With the exponential growth of connectivity among smart devices and machines, manufacturing operations have increasingly crossed a complexity threshold. This is critically important for managing such businesses as complex systems behave in a manner that is fundamentally different than complicated systems. Using the legacy management tools on complex processes will lead to a loss of control and the perception of chaos.

Complicated systems are comprised of numerous components with well understood behavior. Certain inputs yield known outputs, and system interactions follow consistent, linear patterns. Though complicated, they are entirely predictable.
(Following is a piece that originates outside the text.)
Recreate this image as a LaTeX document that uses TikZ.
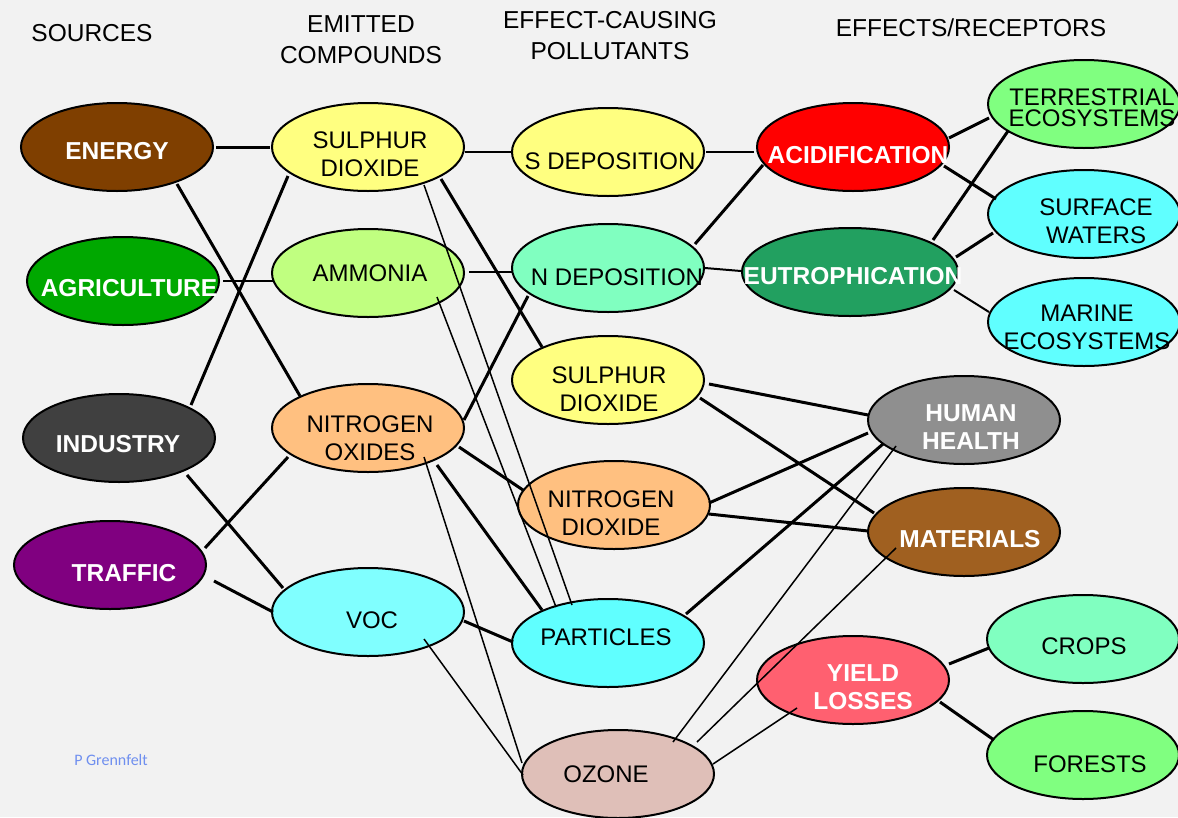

Complex systems also have numerous components, but the pieces are tightly coupled with strong interdependence that yields emergent, unanticipated behavior over time. Driven by feedback loops of varying strengths, complex systems often exhibit counterintuitive response to change. In addition, the behavior is time dependent with near term results different from long terms. Ultimately, cause and effect are separated by time and space and are difficult to correlate.


Project Goal

Utilize System Dynamics principles developed by developed by MIT Prof. Emeritus Jay W. Forrester to model complex systems and predict their behavior under changing conditions. Use the System Dynamics model to determine the structure of the system, identify leverage points in the system and predict the effect of system change on system behavior over time. Develop a methodology to determine when a complicated system has evolved into a complex system.


Project Summary

Naval shipbuilding is a complex, somewhat unique operation. The ships, themselves, are highly integral by design with little margin for flexibility. The manufacturing process is labor intensive and occurs over a long period of time in numerous different facilities and by many different trades. In spite of the distances in time and space, the manufacturing operations are highly interdependent and actions early in the process have a strong influence on work required downstream when labor is most difficult and expensive.

The process is further complicated when considered over the course of an entire class of ships. Although nominally common, each ship has significant changes and upgrades that introduces a large degree of instability into the build plan ship to ship.

The operations of a naval shipyard will be modeled and validated against historical actuals. A series of proposed upgrades to processes, the facilities and the work force will be simulated to determine the effectiveness of the proposals and the effect of change sequencing.